THE ROLE OF REASONABLENESS IN THE REVIEW OF LABOUR ARBITRATON AWARDS (PART 2)
Keywords:arbitration awards, reasonableness, courts’ review function, private arbitration awards
This article is published in two parts. In the first part (published in the previous edition of Obiter) the general principles relating to administration review were established and the different forms of review considered. It was also established that the making of a CCMA arbitration award constitutes administrative action that is subject to the constitutional right to administrative justice; that justifiability is a constitutional requirement for just administrative action and that a failure to make a decision that is justifiable in terms of the reasons given may render an award reviewable in terms of section 145 of the LRA. This second part of the article will build on the conclusions of the first by focusing on setting out the key findings made by the CC in Sidumo v Rustenburg Platinum Mines Ltd (2007 12 BLLR 1097 (CC)) as regards the test for reviewing arbitration awards in terms of section 145 of the LRA. The purpose is to establish how reasonableness might best be understood and defined as well as to determine its implications for subsequent review proceedings.
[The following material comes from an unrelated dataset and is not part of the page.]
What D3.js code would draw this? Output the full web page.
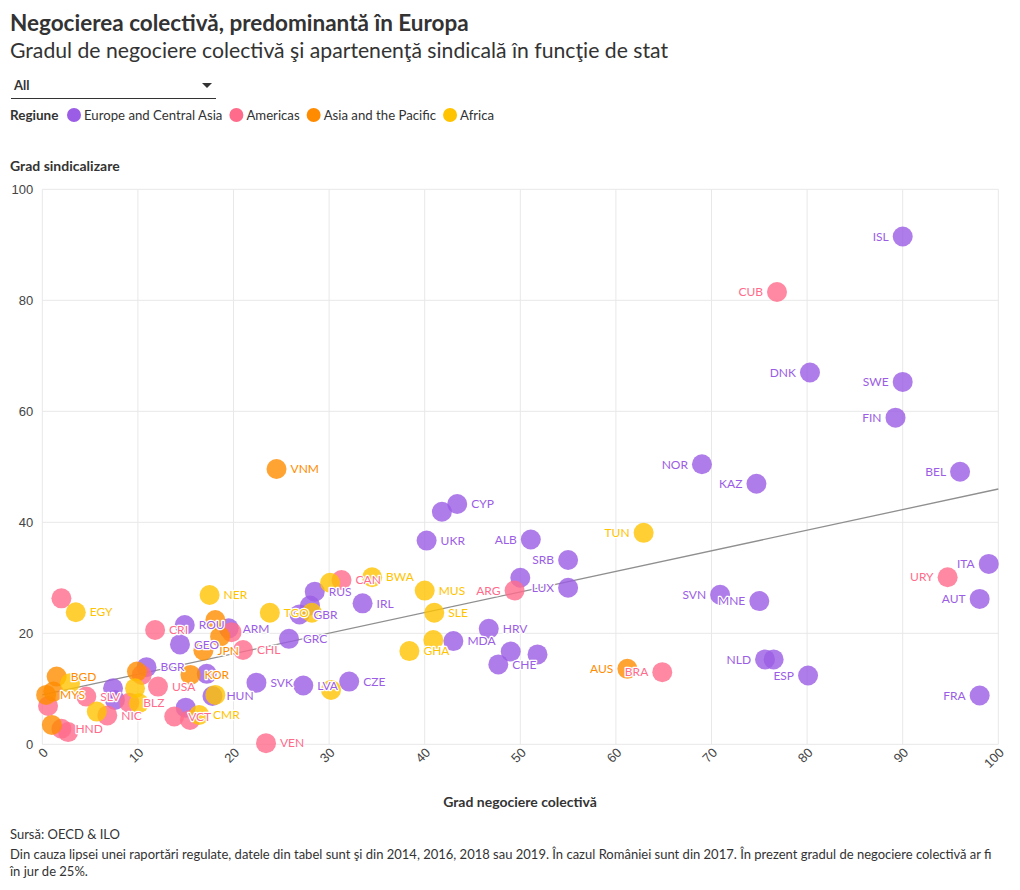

Case law that has sought to interpret and apply the principles established in Sidumo, will likewise be discussed in order to contextualise the place of reasonableness in the review of arbitration awards with a view better to understand its implications for the courts’ review function. Particular attention will be given to determining the applicability of the reasonableness standard to jurisdictional reviews. The principles laid down by the labour appeal court in Fidelity Cash Management Service v CCMA (2008 3 BLLR 197 (LAC)) will also be discussed with the objective of determining whether the court’s approach that an award is not reviewable because of flawed reasoning determining that the outcome is sustainable according to reasons identified in the record, and whether this finding is consistent with CC’s findings in Sidumo. It will also be considered whether the reasonableness standard as introduced by Sidumo will have any influence on the review of private arbitration awards in terms of section 33 of the Arbitration Act 42 of 19652 and whether parties can agree that an award would be reviewable on the same grounds and subject to the same test as a CCMA award. Finally, proposals will be made in respect of the interpretation and application of the reasonableness principle for the purpose of assisting in review proceedings to come.